--- START OF Data shown ---
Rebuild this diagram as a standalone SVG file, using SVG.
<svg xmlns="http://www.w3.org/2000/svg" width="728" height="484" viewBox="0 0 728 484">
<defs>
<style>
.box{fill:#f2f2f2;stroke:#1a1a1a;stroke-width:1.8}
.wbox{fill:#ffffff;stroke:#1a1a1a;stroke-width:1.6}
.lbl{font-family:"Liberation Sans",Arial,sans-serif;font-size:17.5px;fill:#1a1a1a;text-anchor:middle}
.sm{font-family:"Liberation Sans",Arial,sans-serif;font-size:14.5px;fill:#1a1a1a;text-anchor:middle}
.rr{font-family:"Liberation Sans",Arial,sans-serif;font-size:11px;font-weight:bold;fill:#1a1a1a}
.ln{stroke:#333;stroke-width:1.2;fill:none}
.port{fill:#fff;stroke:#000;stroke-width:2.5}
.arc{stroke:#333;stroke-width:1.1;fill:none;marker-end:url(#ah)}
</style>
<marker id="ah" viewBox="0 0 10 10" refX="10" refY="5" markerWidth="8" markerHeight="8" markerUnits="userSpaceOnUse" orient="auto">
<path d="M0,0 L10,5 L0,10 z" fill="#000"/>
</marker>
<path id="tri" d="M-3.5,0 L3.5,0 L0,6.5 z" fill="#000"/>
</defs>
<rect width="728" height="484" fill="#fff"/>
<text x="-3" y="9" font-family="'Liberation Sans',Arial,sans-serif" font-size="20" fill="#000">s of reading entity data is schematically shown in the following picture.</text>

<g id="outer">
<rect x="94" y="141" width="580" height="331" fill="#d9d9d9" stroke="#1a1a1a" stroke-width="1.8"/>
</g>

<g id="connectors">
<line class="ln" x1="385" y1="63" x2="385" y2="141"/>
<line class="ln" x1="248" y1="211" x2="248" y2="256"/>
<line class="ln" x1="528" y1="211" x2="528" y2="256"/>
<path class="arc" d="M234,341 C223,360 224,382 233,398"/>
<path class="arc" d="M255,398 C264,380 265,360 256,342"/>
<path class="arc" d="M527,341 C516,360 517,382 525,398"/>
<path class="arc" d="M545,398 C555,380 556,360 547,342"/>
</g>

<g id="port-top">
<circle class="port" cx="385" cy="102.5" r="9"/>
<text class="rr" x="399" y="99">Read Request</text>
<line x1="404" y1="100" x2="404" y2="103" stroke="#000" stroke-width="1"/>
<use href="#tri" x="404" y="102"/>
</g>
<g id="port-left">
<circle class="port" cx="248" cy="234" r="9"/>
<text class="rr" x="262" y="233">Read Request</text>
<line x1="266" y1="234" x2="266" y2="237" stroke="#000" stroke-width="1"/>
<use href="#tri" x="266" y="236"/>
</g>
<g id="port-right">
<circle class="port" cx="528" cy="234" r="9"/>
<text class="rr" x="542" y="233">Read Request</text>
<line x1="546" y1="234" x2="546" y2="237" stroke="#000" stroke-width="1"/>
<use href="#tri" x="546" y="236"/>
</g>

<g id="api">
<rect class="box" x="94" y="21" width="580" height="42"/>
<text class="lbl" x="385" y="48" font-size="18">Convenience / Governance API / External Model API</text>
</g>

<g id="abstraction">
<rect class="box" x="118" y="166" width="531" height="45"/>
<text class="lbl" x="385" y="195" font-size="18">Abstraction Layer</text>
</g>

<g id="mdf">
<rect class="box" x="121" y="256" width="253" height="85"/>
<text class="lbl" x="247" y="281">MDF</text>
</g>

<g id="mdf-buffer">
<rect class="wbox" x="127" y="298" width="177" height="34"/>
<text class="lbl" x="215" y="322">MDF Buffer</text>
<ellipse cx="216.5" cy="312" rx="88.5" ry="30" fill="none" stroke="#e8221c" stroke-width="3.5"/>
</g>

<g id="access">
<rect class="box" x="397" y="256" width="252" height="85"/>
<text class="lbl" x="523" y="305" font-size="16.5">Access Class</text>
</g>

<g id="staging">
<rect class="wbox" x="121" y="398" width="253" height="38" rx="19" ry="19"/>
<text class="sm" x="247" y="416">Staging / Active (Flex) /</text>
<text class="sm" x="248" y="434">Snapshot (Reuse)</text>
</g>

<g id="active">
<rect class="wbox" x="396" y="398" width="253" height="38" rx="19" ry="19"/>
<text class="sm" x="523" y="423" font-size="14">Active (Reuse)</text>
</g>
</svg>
--- END OF Data shown ---
**To be done**
Return all of the data precisely as it appears.

**Finished exercise**
Rebuild this diagram as a standalone SVG file, using SVG.
<svg xmlns="http://www.w3.org/2000/svg" width="728" height="484" viewBox="0 0 728 484">
<defs>
<style>
.box{fill:#f2f2f2;stroke:#1a1a1a;stroke-width:1.8}
.wbox{fill:#ffffff;stroke:#1a1a1a;stroke-width:1.6}
.lbl{font-family:"Liberation Sans",Arial,sans-serif;font-size:17.5px;fill:#1a1a1a;text-anchor:middle}
.sm{font-family:"Liberation Sans",Arial,sans-serif;font-size:14.5px;fill:#1a1a1a;text-anchor:middle}
.rr{font-family:"Liberation Sans",Arial,sans-serif;font-size:11px;font-weight:bold;fill:#1a1a1a}
.ln{stroke:#333;stroke-width:1.2;fill:none}
.port{fill:#fff;stroke:#000;stroke-width:2.5}
.arc{stroke:#333;stroke-width:1.1;fill:none;marker-end:url(#ah)}
</style>
<marker id="ah" viewBox="0 0 10 10" refX="10" refY="5" markerWidth="8" markerHeight="8" markerUnits="userSpaceOnUse" orient="auto">
<path d="M0,0 L10,5 L0,10 z" fill="#000"/>
</marker>
<path id="tri" d="M-3.5,0 L3.5,0 L0,6.5 z" fill="#000"/>
</defs>
<rect width="728" height="484" fill="#fff"/>
<text x="-3" y="9" font-family="'Liberation Sans',Arial,sans-serif" font-size="20" fill="#000">s of reading entity data is schematically shown in the following picture.</text>

<g id="outer">
<rect x="94" y="141" width="580" height="331" fill="#d9d9d9" stroke="#1a1a1a" stroke-width="1.8"/>
</g>

<g id="connectors">
<line class="ln" x1="385" y1="63" x2="385" y2="141"/>
<line class="ln" x1="248" y1="211" x2="248" y2="256"/>
<line class="ln" x1="528" y1="211" x2="528" y2="256"/>
<path class="arc" d="M234,341 C223,360 224,382 233,398"/>
<path class="arc" d="M255,398 C264,380 265,360 256,342"/>
<path class="arc" d="M527,341 C516,360 517,382 525,398"/>
<path class="arc" d="M545,398 C555,380 556,360 547,342"/>
</g>

<g id="port-top">
<circle class="port" cx="385" cy="102.5" r="9"/>
<text class="rr" x="399" y="99">Read Request</text>
<line x1="404" y1="100" x2="404" y2="103" stroke="#000" stroke-width="1"/>
<use href="#tri" x="404" y="102"/>
</g>
<g id="port-left">
<circle class="port" cx="248" cy="234" r="9"/>
<text class="rr" x="262" y="233">Read Request</text>
<line x1="266" y1="234" x2="266" y2="237" stroke="#000" stroke-width="1"/>
<use href="#tri" x="266" y="236"/>
</g>
<g id="port-right">
<circle class="port" cx="528" cy="234" r="9"/>
<text class="rr" x="542" y="233">Read Request</text>
<line x1="546" y1="234" x2="546" y2="237" stroke="#000" stroke-width="1"/>
<use href="#tri" x="546" y="236"/>
</g>

<g id="api">
<rect class="box" x="94" y="21" width="580" height="42"/>
<text class="lbl" x="385" y="48" font-size="18">Convenience / Governance API / External Model API</text>
</g>

<g id="abstraction">
<rect class="box" x="118" y="166" width="531" height="45"/>
<text class="lbl" x="385" y="195" font-size="18">Abstraction Layer</text>
</g>

<g id="mdf">
<rect class="box" x="121" y="256" width="253" height="85"/>
<text class="lbl" x="247" y="281">MDF</text>
</g>

<g id="mdf-buffer">
<rect class="wbox" x="127" y="298" width="177" height="34"/>
<text class="lbl" x="215" y="322">MDF Buffer</text>
<ellipse cx="216.5" cy="312" rx="88.5" ry="30" fill="none" stroke="#e8221c" stroke-width="3.5"/>
</g>

<g id="access">
<rect class="box" x="397" y="256" width="252" height="85"/>
<text class="lbl" x="523" y="305" font-size="16.5">Access Class</text>
</g>

<g id="staging">
<rect class="wbox" x="121" y="398" width="253" height="38" rx="19" ry="19"/>
<text class="sm" x="247" y="416">Staging / Active (Flex) /</text>
<text class="sm" x="248" y="434">Snapshot (Reuse)</text>
</g>

<g id="active">
<rect class="wbox" x="396" y="398" width="253" height="38" rx="19" ry="19"/>
<text class="sm" x="523" y="423" font-size="14">Active (Reuse)</text>
</g>
</svg>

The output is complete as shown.